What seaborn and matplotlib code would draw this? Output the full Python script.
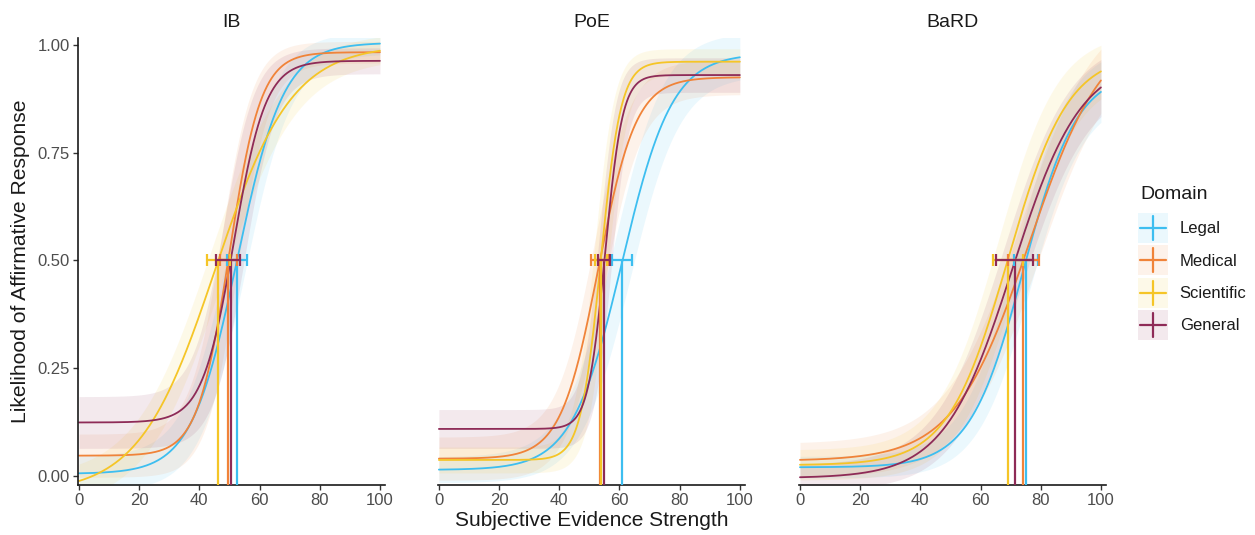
import numpy as np
import pandas as pd
import matplotlib
matplotlib.use("Agg")
import matplotlib.pyplot as plt
from matplotlib.patches import Rectangle
from matplotlib.lines import Line2D
from matplotlib.legend_handler import HandlerBase
import seaborn as sns

# ---- fitted psychometric curves: one row per standard, one column per domain ----
standards = ["IB", "PoE", "BaRD"]
domains = ["Legal", "Medical", "Scientific", "General"]
domain_colors = ["#3DBEF0", "#F08339", "#F5C527", "#8E2B57"]

# lower asymptote (guessing floor)
floor = [[0.005, 0.047, -0.040, 0.124],
         [0.014, 0.040, 0.037, 0.109],
         [0.020, 0.035, 0.025, -0.005]]
# upper asymptote
ceiling = [[1.005, 0.983, 1.000, 0.963],
           [0.980, 0.925, 0.961, 0.930],
           [0.940, 1.050, 0.980, 0.970]]
# slope of the logistic
slope = [[0.130, 0.190, 0.079, 0.190],
         [0.120, 0.160, 0.300, 0.350],
         [0.112, 0.080, 0.100, 0.088]]
# threshold: evidence strength at which P(affirmative) = .5
threshold = [[52.5, 49.6, 46.3, 50.4],
             [61.0, 53.5, 53.8, 55.0],
             [75.1, 74.2, 69.0, 71.5]]
# 95% interval of the threshold
thr_low = [[49.3, 47.0, 42.4, 45.7],
           [57.4, 50.7, 51.8, 53.0],
           [71.0, 69.0, 64.0, 65.0]]
thr_high = [[55.7, 52.5, 50.2, 53.5],
            [64.0, 56.2, 55.8, 57.0],
            [79.0, 79.5, 74.0, 77.5]]
# uncertainty of the asymptotes and of the curve location (confidence bands)
floor_se = [[0.040, 0.050, 0.035, 0.060],
            [0.030, 0.050, 0.030, 0.045],
            [0.025, 0.040, 0.035, 0.030]]
ceiling_se = [[0.025, 0.025, 0.030, 0.030],
              [0.050, 0.040, 0.030, 0.040],
              [0.060, 0.050, 0.050, 0.050]]
shift_se = [[3.5, 3.5, 3.5, 4.5],
            [4.0, 3.0, 2.5, 2.5],
            [4.0, 5.0, 5.0, 5.0]]

x_grid = np.linspace(0, 100, 401)


def logistic(x, lo, hi, k, t50):
    """Four-parameter logistic that crosses .5 at t50."""
    q = (0.5 - lo) / (hi - lo)
    mid = t50 + np.log((1 - q) / q) / k
    return lo + (hi - lo) / (1 + np.exp(-k * (x - mid)))


rows = []
for s, std in enumerate(standards):
    for d, dom in enumerate(domains):
        p = logistic(x_grid, floor[s][d], ceiling[s][d], slope[s][d], threshold[s][d])
        band_lo = logistic(x_grid, floor[s][d] - floor_se[s][d],
                           ceiling[s][d] - ceiling_se[s][d], slope[s][d],
                           threshold[s][d] + shift_se[s][d])
        band_hi = logistic(x_grid, floor[s][d] + floor_se[s][d],
                           ceiling[s][d] + ceiling_se[s][d], slope[s][d],
                           threshold[s][d] - shift_se[s][d])
        rows.append(pd.DataFrame({"Standard": std, "Domain": dom, "x": x_grid,
                                  "p": p, "lo": band_lo, "hi": band_hi}))
curves = pd.concat(rows, ignore_index=True)


class CrossKey(HandlerBase):
    """Legend key: light band-coloured square with a cross (line + interval)."""

    def create_artists(self, legend, orig_handle, xdescent, ydescent,
                       width, height, fontsize, trans):
        color = orig_handle.get_color()
        x0, y0 = -xdescent, -ydescent
        rect = Rectangle((x0, y0), width, height, facecolor=color,
                         alpha=0.10, edgecolor="none", transform=trans)
        cx, cy = x0 + width / 2, y0 + height / 2
        hx = width * 0.42
        hy = height * 0.40
        hline = Line2D([cx - hx, cx + hx], [cy, cy], color=color,
                       linewidth=1.6, transform=trans)
        vline = Line2D([cx, cx], [cy - hy, cy + hy], color=color,
                       linewidth=1.6, transform=trans)
        return [rect, hline, vline]


# ---- styling ----
sns.set_style("ticks")
plt.rcParams["font.family"] = ["Liberation Sans", "DejaVu Sans"]
palette = dict(zip(domains, domain_colors))

fig = plt.figure(figsize=(12.55, 5.35), dpi=100)
lefts = [0.0622, 0.3490, 0.6367]
width, bottom, height = 0.2446, 0.0935, 0.8355
y_min, y_max = -0.021, 1.016

axes = []
for s, std in enumerate(standards):
    ax = fig.add_axes([lefts[s], bottom, width, height])
    axes.append(ax)
    sub = curves[curves["Standard"] == std]

    for dom in domains:
        g = sub[sub["Domain"] == dom]
        ax.fill_between(g["x"], g["lo"], g["hi"], color=palette[dom],
                        alpha=0.10, linewidth=0)

    sns.lineplot(data=sub, x="x", y="p", hue="Domain", hue_order=domains,
                 palette=palette, linewidth=1.3, legend=False, ax=ax,
                 sort=False)

    for d, dom in enumerate(domains):
        t = threshold[s][d]
        ax.vlines(t, y_min, 0.5, color=palette[dom], linewidth=1.6, zorder=4)
        ax.errorbar(t, 0.5,
                    xerr=[[t - thr_low[s][d]], [thr_high[s][d] - t]],
                    fmt="none", ecolor=palette[dom], elinewidth=1.6,
                    capsize=4.5, capthick=1.6, zorder=5)

    ax.set_xlim(-0.3, 101.7)
    ax.set_ylim(y_min, y_max)
    ax.set_xticks([0, 20, 40, 60, 80, 100])
    ax.set_yticks([0, 0.25, 0.5, 0.75, 1.0])
    ax.set_yticklabels(["0.00", "0.25", "0.50", "0.75", "1.00"])
    ax.set_title(std, fontsize=14, color="#1A1A1A", pad=8)
    ax.set_xlabel("")
    ax.set_ylabel("")
    ax.tick_params(axis="both", labelsize=12, labelcolor="#4D4D4D",
                   color="#333333", length=3.5, width=1.0, pad=2.5)
    for side in ("top", "right"):
        ax.spines[side].set_visible(False)
    ax.spines["bottom"].set_linewidth(1.2)
    ax.spines["bottom"].set_color("#1A1A1A")
    ax.spines["left"].set_linewidth(1.2)
    ax.spines["left"].set_color("#1A1A1A")
    if s > 0:
        ax.spines["left"].set_visible(False)
        ax.tick_params(axis="y", left=False, labelleft=False)

axes[0].set_ylabel("Likelihood of Affirmative Response", fontsize=15.2,
                   color="#1A1A1A", labelpad=5)
axes[1].set_xlabel("Subjective Evidence Strength", fontsize=15,
                   color="#1A1A1A", labelpad=2)

# ---- legend ----
fig.text(0.9084, 0.637, "Domain", fontsize=14, color="#1A1A1A",
         ha="left", va="center")
handles = [Line2D([], [], color=palette[dom]) for dom in domains]
leg = fig.legend(handles, domains,
                 handler_map={Line2D: CrossKey()},
                 loc="upper left", bbox_to_anchor=(0.9068, 0.602),
                 frameon=False, fontsize=12,
                 handlelength=1.8, handleheight=2.39, handletextpad=0.7,
                 labelspacing=0.15, borderpad=0, borderaxespad=0)
for txt in leg.get_texts():
    txt.set_color("#1A1A1A")

fig.savefig("out.png", dpi=100)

--

Set problem: Go from the first line of the listing to the line holding "import seaborn as sns" and, please, transcribe those lines exactly, both included, with no pictures.

The output:
What seaborn and matplotlib code would draw this? Output the full Python script.
import numpy as np
import pandas as pd
import matplotlib
matplotlib.use("Agg")
import matplotlib.pyplot as plt
from matplotlib.patches import Rectangle
from matplotlib.lines import Line2D
from matplotlib.legend_handler import HandlerBase
import seaborn as sns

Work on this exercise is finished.